What is it about stress and stress management that everybody has their panties up in a bunch about now-a-days? I mean do we really think that our society today is more stressed out than back in the days when people were dying right and left, eaten by large animals, starving, being shot with arrows, etc.? I mean you’ve got to be kidding me right? Well yes and no. The fact is that people who are stressed out by today’s standards have more life limiting diseases such as cancer and heart disease and these are also the same people who aren’t living as long. This is in comparison to the average person who doesn’t face any of the stresses like those mentioned above and the present day people that do.
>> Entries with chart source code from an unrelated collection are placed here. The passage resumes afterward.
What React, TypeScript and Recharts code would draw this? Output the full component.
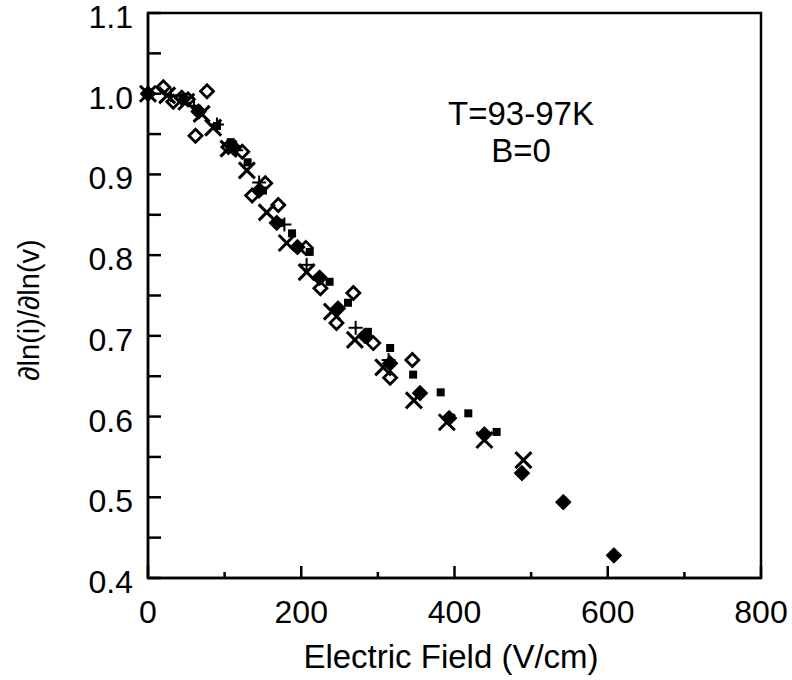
import { ScatterChart, Scatter, XAxis, YAxis, ReferenceArea } from 'recharts'

// Electric field (V/cm) vs d ln(i) / d ln(v), five runs at T=93-97K, B=0
const openDiamonds: [number, number][] = [
  [20, 1.008], [33, 0.99], [44, 0.995], [52, 0.993], [62, 0.948], [77, 1.003],
  [105, 0.934], [123, 0.928], [136, 0.874], [153, 0.889], [170, 0.862],
  [206, 0.809], [225, 0.759], [246, 0.716], [268, 0.753], [294, 0.691],
  [316, 0.648], [345, 0.67],
]
const filledSquares: [number, number][] = [
  [45, 0.995], [65, 0.98], [90, 0.96], [108, 0.94], [130, 0.915], [150, 0.88],
  [172, 0.84], [188, 0.827], [211, 0.804], [237, 0.767], [261, 0.741],
  [287, 0.705], [316, 0.685], [346, 0.652], [382, 0.63], [418, 0.604], [455, 0.581],
]
const plusMarks: [number, number][] = [
  [0, 1.0], [30, 0.998], [60, 0.985], [90, 0.962], [115, 0.93], [145, 0.89],
  [178, 0.838], [207, 0.788], [271, 0.71], [314, 0.67],
]
const crossMarks: [number, number][] = [
  [0, 1.0], [25, 0.998], [50, 0.99], [70, 0.975], [85, 0.958], [105, 0.932],
  [129, 0.905], [155, 0.853], [181, 0.815], [207, 0.779], [240, 0.73],
  [270, 0.695], [307, 0.661], [347, 0.62], [390, 0.593], [439, 0.571], [490, 0.546],
]
const filledDiamonds: [number, number][] = [
  [0, 1.0], [66, 0.978], [112, 0.933], [145, 0.88], [168, 0.84], [195, 0.81],
  [224, 0.772], [248, 0.734], [283, 0.7], [316, 0.666], [355, 0.629],
  [393, 0.598], [439, 0.578], [488, 0.53], [542, 0.494], [608, 0.428],
]

const xTicks = [0, 100, 200, 300, 400, 500, 600, 700, 800]
const yTicks = [0.4, 0.45, 0.5, 0.55, 0.6, 0.65, 0.7, 0.75, 0.8, 0.85, 0.9, 0.95, 1.0, 1.05, 1.1]

const FONT = '"Liberation Sans", Arial, Helvetica, sans-serif'
const toPoints = (d: [number, number][]) => d.map(([x, y]) => ({ x, y }))

function OpenDiamond({ cx, cy }: any) {
  const r = 6.5
  return <path d={`M${cx},${cy - r}L${cx + r},${cy}L${cx},${cy + r}L${cx - r},${cy}Z`} fill="none" stroke="#000" strokeWidth={2.8} />
}
function FilledDiamond({ cx, cy }: any) {
  const r = 7.5
  return <path d={`M${cx},${cy - r}L${cx + r},${cy}L${cx},${cy + r}L${cx - r},${cy}Z`} fill="#000" strokeLinejoin="round" stroke="#000" strokeWidth={1.2} />
}
function FilledSquare({ cx, cy }: any) {
  return <rect x={cx - 4} y={cy - 4} width={8} height={8} fill="#000" />
}
function Plus({ cx, cy }: any) {
  const r = 7
  return (
    <g stroke="#000" strokeWidth={2}>
      <line x1={cx - r} x2={cx + r} y1={cy} y2={cy} />
      <line x1={cx} x2={cx} y1={cy - r} y2={cy + r} />
    </g>
  )
}
function Cross({ cx, cy }: any) {
  const r = 8
  return (
    <g stroke="#000" strokeWidth={3}>
      <line x1={cx - r} x2={cx + r} y1={cy - r} y2={cy + r} />
      <line x1={cx - r} x2={cx + r} y1={cy + r} y2={cy - r} />
    </g>
  )
}

const TICK_MARGIN = 15

function YTick({ x, y, payload }: any) {
  const v = payload.value
  const major = Math.round(v * 100) % 10 === 0
  const ax = x + TICK_MARGIN
  return (
    <g>
      <line x1={ax} x2={ax + 13} y1={y} y2={y} stroke="#000" strokeWidth={2.5} />
      {major && (
        <text x={x} y={y + 15} textAnchor="end" fontSize={32} fontFamily={FONT} fill="#000">
          {v.toFixed(1)}
        </text>
      )}
    </g>
  )
}

function XTick({ x, y, payload }: any) {
  const v = payload.value
  const major = v % 200 === 0
  const ay = y - TICK_MARGIN
  return (
    <g>
      <line x1={x} x2={x} y1={ay} y2={ay - (major ? 12 : 6)} stroke="#000" strokeWidth={2.5} />
      {major && (
        <text x={x} y={y + 30} textAnchor="middle" fontSize={32} fontFamily={FONT} fill="#000">
          {v}
        </text>
      )}
    </g>
  )
}

export default function App() {
  return (
    <div style={{ position: 'absolute', left: 0, top: 0, width: 792, height: 680, background: '#fff', fontFamily: FONT }}>
      <ScatterChart width={792} height={680} margin={{ top: 13, right: 31, left: 48, bottom: 42 }}>
        <XAxis
          type="number"
          dataKey="x"
          domain={[0, 800]}
          ticks={xTicks}
          interval={0}
          height={60}
          tickSize={0}
          tickMargin={TICK_MARGIN}
          tickLine={false}
          axisLine={{ stroke: '#000', strokeWidth: 2.5 }}
          tick={<XTick />}
          label={{
            content: () => (
              <text x={451} y={668} textAnchor="middle" fontSize={33} fontFamily={FONT} fill="#000">
                Electric Field (V/cm)
              </text>
            ),
          }}
        />
        <YAxis
          type="number"
          dataKey="y"
          domain={[0.4, 1.1]}
          ticks={yTicks}
          interval={0}
          width={100}
          tickSize={0}
          tickMargin={TICK_MARGIN}
          tickLine={false}
          allowDataOverflow
          axisLine={{ stroke: '#000', strokeWidth: 2.5 }}
          tick={<YTick />}
          label={{
            content: () => (
              <text x={29} y={310} transform="rotate(-90 29 310)" textAnchor="middle" dominantBaseline="central" fontSize={29} fontFamily={FONT} fill="#000">
                ∂ln(i)/∂ln(v)
              </text>
            ),
          }}
        />
        <ReferenceArea x1={0} x2={800} y1={0.4} y2={1.1} fill="none" fillOpacity={0} stroke="#000" strokeWidth={2.5} ifOverflow="visible" />
        <Scatter data={toPoints(openDiamonds)} shape={<OpenDiamond />} isAnimationActive={false} />
        <Scatter data={toPoints(filledSquares)} shape={<FilledSquare />} isAnimationActive={false} />
        <Scatter data={toPoints(plusMarks)} shape={<Plus />} isAnimationActive={false} />
        <Scatter data={toPoints(crossMarks)} shape={<Cross />} isAnimationActive={false} />
        <Scatter data={toPoints(filledDiamonds)} shape={<FilledDiamond />} isAnimationActive={false} />
      </ScatterChart>
      <div style={{ position: 'absolute', left: 421, top: 95, width: 200, textAlign: 'center', fontSize: 33, lineHeight: '37px', color: '#000' }}>
        T=93-97K
        <br />
        B=0
      </div>
    </div>
  )
}
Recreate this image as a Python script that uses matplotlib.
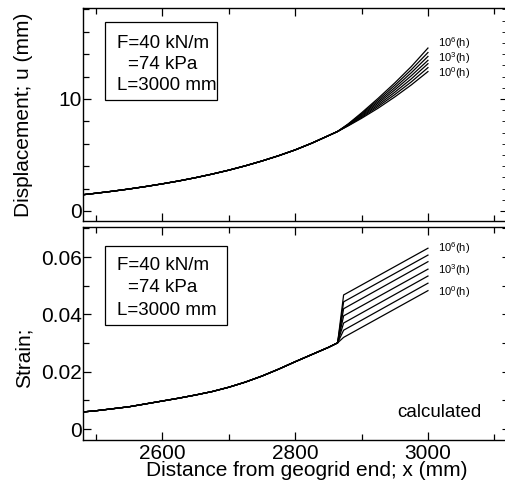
import matplotlib
matplotlib.use("Agg")
import matplotlib.pyplot as plt
from matplotlib.ticker import MultipleLocator
from matplotlib.patches import Rectangle

plt.rcParams['font.family'] = ['Liberation Sans', 'DejaVu Sans']
plt.rcParams['mathtext.fontset'] = 'custom'
plt.rcParams['mathtext.rm'] = 'Liberation Sans'

# ---- data ----
main_x = [2481, 2500, 2525, 2550, 2575, 2600, 2625, 2650, 2675, 2700,
          2725, 2750, 2775, 2800, 2825, 2850, 2864]
main_u = [1.45, 1.58, 1.76, 1.96, 2.18, 2.42, 2.68, 2.97, 3.29, 3.64,
          4.03, 4.46, 4.93, 5.45, 6.05, 6.72, 7.10]
main_eps = [0.0060, 0.0064, 0.0071, 0.0078, 0.0088, 0.0098, 0.0108, 0.0119, 0.0131, 0.0146,
            0.0164, 0.0185, 0.0209, 0.0235, 0.0260, 0.0285, 0.0301]

branch_x_u = [2880, 2900, 2925, 2950, 2975, 3000]
branch_u = [
    [7.60, 8.27, 9.18, 10.18, 11.26, 12.45],   # 10^0 h
    [7.63, 8.35, 9.33, 10.39, 11.53, 12.80],
    [7.66, 8.43, 9.47, 10.60, 11.80, 13.15],
    [7.69, 8.51, 9.62, 10.81, 12.08, 13.45],   # 10^3 h
    [7.72, 8.60, 9.76, 11.01, 12.35, 13.80],
    [7.75, 8.68, 9.91, 11.22, 12.62, 14.15],
    [7.78, 8.76, 10.06, 11.43, 12.90, 14.55],  # 10^6 h
]
branch_x_eps = [2873, 3000]
branch_eps = [
    [0.0320, 0.0483],
    [0.0345, 0.0509],
    [0.0370, 0.0534],
    [0.0395, 0.0558],
    [0.0420, 0.0584],
    [0.0444, 0.0607],
    [0.0468, 0.0631],
]
time_labels = [r'$\mathregular{10^6}$(h)', r'$\mathregular{10^3}$(h)', r'$\mathregular{10^0}$(h)']
box_lines = ['F=40 kN/m', '=74 kPa', 'L=3000 mm']

W, H = 506, 488
fig = plt.figure(figsize=(W / 100, H / 100), dpi=100)

def fx(px):
    return px / W

def fy(py):
    return 1 - py / H

L, R = 83.3, 508.3
ax1 = fig.add_axes([fx(L), fy(221), fx(R) - fx(L), fy(8.3) - fy(221)])
ax2 = fig.add_axes([fx(L), fy(440), fx(R) - fx(L), fy(227.3) - fy(440)])

for i in range(len(branch_u)):
    ax1.plot(main_x + branch_x_u, main_u + branch_u[i], color='black', lw=0.9)
    ax2.plot(main_x + branch_x_eps, main_eps + branch_eps[i], color='black', lw=0.9)

ax1.set_xlim(2481, 3121)
ax2.set_xlim(2481, 3121)
ax1.set_ylim(-0.9, 18.1)
ax2.set_ylim(-0.0038, 0.0704)

for ax in (ax1, ax2):
    ax.xaxis.set_major_locator(MultipleLocator(200))
    ax.xaxis.set_minor_locator(MultipleLocator(100))
    ax.tick_params(which='both', direction='in', top=True, bottom=True, right=False,
                   labelsize=15, pad=2)
    ax.tick_params(which='major', length=6, width=0.9)
    ax.tick_params(which='minor', length=4.5, width=0.9)
    for s in ax.spines.values():
        s.set_linewidth(1.0)

ax1.tick_params(labelbottom=False)
ax1.yaxis.set_minor_locator(MultipleLocator(2))
ax1.set_yticks([0, 10])
ax1.set_yticklabels(['0', '10'])
ax2.yaxis.set_minor_locator(MultipleLocator(0.01))
ax2.set_yticks([0, 0.02, 0.04, 0.06])
ax2.set_yticklabels(['0', '0.02', '0.04', '0.06'])
ax1.tick_params(axis='y', which='major', length=6, pad=1)
ax2.tick_params(axis='y', which='major', length=6, pad=1)
ax2.tick_params(axis='x', pad=3)

# right-hand ticks
sec1 = ax1.secondary_yaxis('right')
sec1.yaxis.set_major_locator(MultipleLocator(10))
sec1.yaxis.set_minor_locator(MultipleLocator(1))
sec1.tick_params(which='both', direction='in', labelright=False)
sec1.tick_params(which='major', length=6)
sec1.tick_params(which='minor', length=4)
sec2 = ax2.secondary_yaxis('right')
sec2.yaxis.set_major_locator(MultipleLocator(0.01))
sec2.yaxis.set_minor_locator(MultipleLocator(0.01))
sec2.tick_params(which='both', direction='in', labelright=False, length=4.5)

# axis labels
fig.text(fx(24), fy(115), 'Displacement; u (mm)', rotation=90, ha='center', va='center', fontsize=15)
fig.text(fx(24), fy(357.5), 'Strain;', rotation=90, ha='center', va='center', fontsize=15)
fig.text(fx(306.7), fy(471), 'Distance from geogrid end; x (mm)', ha='center', va='center', fontsize=15)

# boxes
def draw_box(left, top, right, bottom, baselines):
    fig.patches.append(Rectangle((fx(left), fy(bottom)), fx(right) - fx(left), fy(top) - fy(bottom),
                                 transform=fig.transFigure, fill=False, edgecolor='black', lw=0.9))
    xs = [117.3, 128.0, 117.3]
    for t, xb, yb in zip(box_lines, xs, baselines):
        fig.text(fx(xb), fy(yb), t, ha='left', va='baseline', fontsize=13.5)

draw_box(105, 21.7, 216.7, 100, [47.5, 69, 90.5])
draw_box(105, 246, 226.7, 325, [270, 292.5, 315])

# time labels
for t, yb in zip(time_labels, [46.7, 61.7, 76.7]):
    fig.text(fx(438.3), fy(yb), t, ha='left', va='baseline', fontsize=8)
for t, yb in zip(time_labels, [252.3, 274, 295.7]):
    fig.text(fx(438.3), fy(yb), t, ha='left', va='baseline', fontsize=8)

fig.text(fx(482), fy(417), 'calculated', ha='right', va='baseline', fontsize=13.5)

fig.savefig('out.png', dpi=100)
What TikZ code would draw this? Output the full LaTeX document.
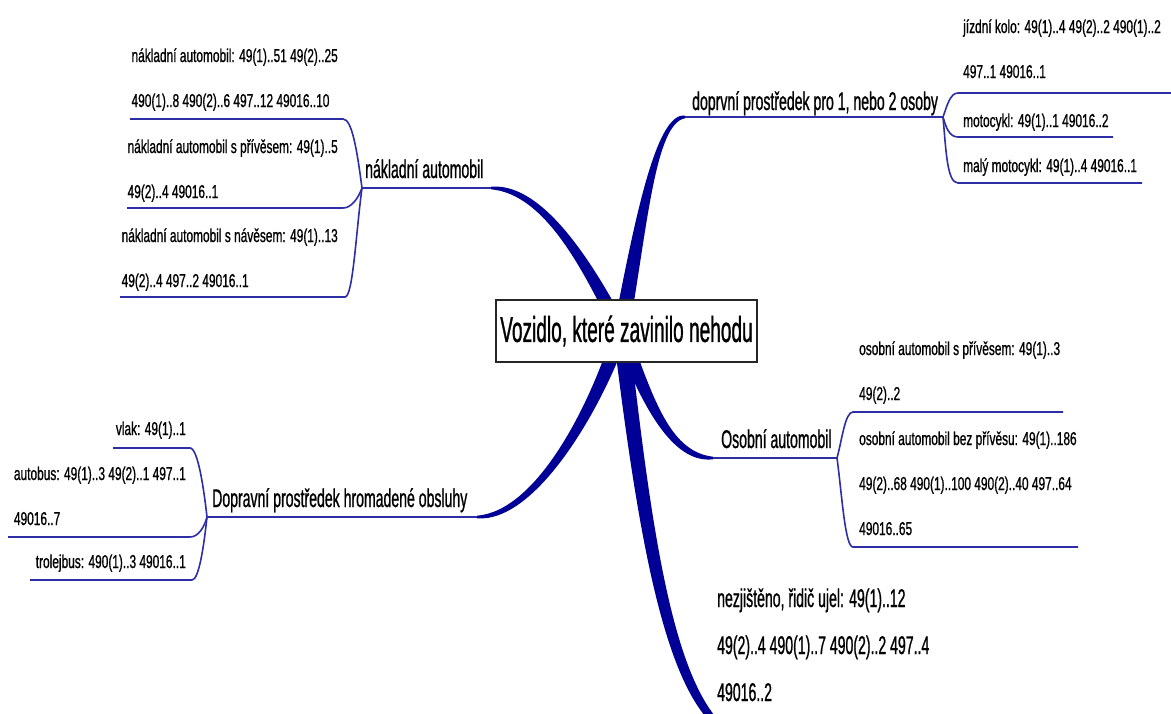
\documentclass[tikz,border=0pt]{standalone}
\usepackage{fontspec}
\setmainfont{Liberation Sans}
\newfontfamily\leaffont[FakeStretch=0.64,FakeBold=0.8]{Liberation Sans}
\newfontfamily\branchfont[FakeStretch=0.55,FakeBold=0.8]{Liberation Sans}
\newfontfamily\centerfont[FakeStretch=0.53,FakeBold=0.8]{Liberation Sans}
\usetikzlibrary{calc}
\definecolor{branchblue}{RGB}{0,0,150}
\definecolor{twigblue}{RGB}{45,45,165}
\newcommand\stack[1]{\begin{tabular}[t]{@{}l@{}}#1\end{tabular}}
% tapered main branch: #1 c1, #2 c2, #3 tip, #4 c2 offset, #5 tip offset
\newcommand\taper[5]{%
  \fill[branchblue] ($(hub)+(-8,0)$) .. controls ($(#1)+(-7,0)$) and ($(#2)+(#4)$) .. ($(#3)+(#5)$)
     -- ($(#3)-(#5)$) .. controls ($(#2)-(#4)$) and ($(#1)+(7,0)$) .. ($(hub)+(8,0)$) -- cycle;}
\tikzset{
  leaf/.style={inner sep=0pt, font={\leaffont\fontsize{18.6pt}{45pt}\selectfont}},
  branchlabel/.style={inner sep=0pt, font={\branchfont\fontsize{25.6pt}{47pt}\selectfont}},
  twig/.style={draw=twigblue, line width=1.6pt},
  stem/.style={draw=twigblue, line width=2pt},
  centre/.style={draw=black!85, line width=1.6pt, fill=white, inner sep=0pt,
    minimum width=261pt, minimum height=62pt, font={\centerfont\fontsize{36pt}{40pt}\selectfont}}
}
\begin{document}
\begin{tikzpicture}[x=1pt,y=-1pt]
\useasboundingbox (0,0) rectangle (1171,713);
\fill[white] (0,0) rectangle (1171,713);

% ---------- coordinates ----------
\coordinate (hub) at (621,331);
% tips of main branches
\coordinate (t1) at (685,117);
\coordinate (t2) at (491,188);
\coordinate (t3) at (713,458);
\coordinate (t4) at (477,517);
\coordinate (t5) at (710,716);
% control points
\coordinate (c11) at (640,230); \coordinate (c12) at (655,117);
\coordinate (c21) at (590,270); \coordinate (c22) at (545,188);
\coordinate (c31) at (648,405); \coordinate (c32) at (672,458);
\coordinate (c41) at (597,405); \coordinate (c42) at (537,517);
\coordinate (c51) at (643,520); \coordinate (c52) at (665,660);
% junctions
\coordinate (j1) at (943,117);
\coordinate (j2) at (362,188);
\coordinate (j3) at (837,458);
\coordinate (j4) at (207,517);

% ---------- main branches ----------
\taper{c11}{c12}{t1}{0,-6}{0,-1.3}
\taper{c21}{c22}{t2}{0,6}{0,1.3}
\taper{c31}{c32}{t3}{0,6}{0,1.3}
\taper{c41}{c42}{t4}{0,-6}{0,-1.3}
\taper{c51}{c52}{t5}{-5,4}{-3,2.4}

% ---------- central node ----------
\node[centre] (root) at (626.5,331) {Vozidlo, které zavinilo nehodu};

% ---------- branch labels ----------
\node[branchlabel, anchor=base west] (b1) at (692,110) {doprvní prostředek pro 1, nebo 2 osoby};
\node[branchlabel, anchor=base west] (b2) at (365,178) {nákladní automobil};
\node[branchlabel, anchor=base west] (b3) at (721,448) {Osobní automobil};
\node[branchlabel, anchor=base west] (b4) at (212,507) {Dopravní prostředek hromadené obsluhy};
\node[branchlabel, anchor=base west] (b5) at (717,607)
  {\stack{nezjištěno, řidič ujel: 49(1)..12\\49(2)..4 490(1)..7 490(2)..2 497..4\\49016..2}};

\draw[stem] (t1) -- (j1);
\draw[stem] (t2) -- (j2);
\draw[stem] (t3) -- (j3);
\draw[stem] (t4) -- (j4);

% ---------- doprvni prostredek leaves ----------
\node[leaf, anchor=base west] (l11) at (963,33) {\stack{jízdní kolo: 49(1)..4 49(2)..2 490(1)..2\\497..1 49016..1}};
\node[leaf, anchor=base west] (l12) at (963,127) {motocykl: 49(1)..1 49016..2};
\node[leaf, anchor=base west] (l13) at (963,172) {malý motocykl: 49(1)..4 49016..1};
\coordinate (e11) at (958,93);  \coordinate (f11) at (1171,93);
\coordinate (e12) at (958,137); \coordinate (f12) at (1113,137);
\coordinate (e13) at (958,183); \coordinate (f13) at (1142,183);
\draw[twig] (j1) .. controls (947,106) and (950,93) .. (e11) -- (f11);
\draw[twig] (j1) .. controls (946,127) and (949,137) .. (e12) -- (f12);
\draw[twig] (j1) .. controls (946,150) and (947,183) .. (e13) -- (f13);

% ---------- nakladni automobil leaves ----------
\node[leaf, anchor=base east] (l21) at (338,62) {\stack{nákladní automobil: 49(1)..51 49(2)..25\\490(1)..8 490(2)..6 497..12 49016..10}};
\node[leaf, anchor=base east] (l22) at (338,153) {\stack{nákladní automobil s přívěsem: 49(1)..5\\49(2)..4 49016..1}};
\node[leaf, anchor=base east] (l23) at (338,242) {\stack{nákladní automobil s návěsem: 49(1)..13\\49(2)..4 497..2 49016..1}};
\coordinate (e21) at (343,119); \coordinate (f21) at (130,119);
\coordinate (e22) at (343,208); \coordinate (f22) at (127,208);
\coordinate (e23) at (345,297); \coordinate (f23) at (120,297);
\draw[twig] (j2) .. controls (357,150) and (352,119) .. (e21) -- (f21);
\draw[twig] (j2) .. controls (358,199) and (351,208) .. (e22) -- (f22);
\draw[twig] (j2) .. controls (356,232) and (353,297) .. (e23) -- (f23);

% ---------- osobni automobil leaves ----------
\node[leaf, anchor=base west] (l31) at (859,355) {\stack{osobní automobil s přívěsem: 49(1)..3\\49(2)..2}};
\node[leaf, anchor=base west] (l32) at (859,445) {\stack{osobní automobil bez přívěsu: 49(1)..186\\49(2)..68 490(1)..100 490(2)..40 497..64\\49016..65}};
\coordinate (e31) at (853,412); \coordinate (f31) at (1063,412);
\coordinate (e32) at (853,547); \coordinate (f32) at (1078,547);
\draw[twig] (j3) .. controls (842,440) and (845,412) .. (e31) -- (f31);
\draw[twig] (j3) .. controls (842,495) and (845,547) .. (e32) -- (f32);

% ---------- hromadna doprava leaves ----------
\node[leaf, anchor=base east] (l41) at (186,435) {vlak: 49(1)..1};
\node[leaf, anchor=base east] (l42) at (186,480) {\stack{autobus: 49(1)..3 49(2)..1 497..1\\49016..7}};
\node[leaf, anchor=base east] (l43) at (186,568) {trolejbus: 490(1)..3 49016..1};
\coordinate (e41) at (190,448); \coordinate (f41) at (113,448);
\coordinate (e42) at (190,537); \coordinate (f42) at (8,537);
\coordinate (e43) at (192,580); \coordinate (f43) at (30,580);
\draw[twig] (j4) .. controls (204,490) and (198,448) .. (e41) -- (f41);
\draw[twig] (j4) .. controls (204,528) and (198,537) .. (e42) -- (f42);
\draw[twig] (j4) .. controls (204,545) and (199,580) .. (e43) -- (f43);
\end{tikzpicture}
\end{document}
So what the heck is going on? Well there has been a lot of research done on the nature of stress and the mechanisms that were designed by God in our bodies to deal with it. Most people have heard of the fight-or-flight response and this turns out to be a major mechanism that affects our health negatively. So what has changed? This mechanism is certainly been helpful to our ancestors as they dealt with stress–a life preserving rather than life limiting process. Well it turns out that the kind of stress that we face today turns this system on almost as well as the other more immediate life threats but our bodies don’t absorb it in the same way and so it goes unnaturally unchecked and takes its toll. We therefore need a different type of stress management than we were naturally getting by running away from the large beast that was trying to eat us.
Exercise is one obvious type of stress management that helps to use up or absorb some of the sympathetic tone that is the “fight-or-flight” response to job and life stress. It does things like check the increased heart rate and the high amounts of insulin and other hormones in our system, and it gives us natural mood enhancing substances (endorphins) which counter the stress response as well. Another aspect is the cognitive response to stress that needs to be addressed.
Partly or emotional and mental health is addressed by exercise but it also needs to be addressed in terms of some of the behaviors that we choose to dull rather than correct our unhealthy stress response. We need to find correct ways of thinking rather than use substances like alcohol, nicotine, and illicit drugs to mask our low moods. We need to train our minds to think positively. We need to find alternative activities and vents for our feelings like art and social release. We need to eat better and be out side more to get the natural anti-depressants that are found there and are much healthier. Only then will we be approaching stress management in a healthy and life extending way.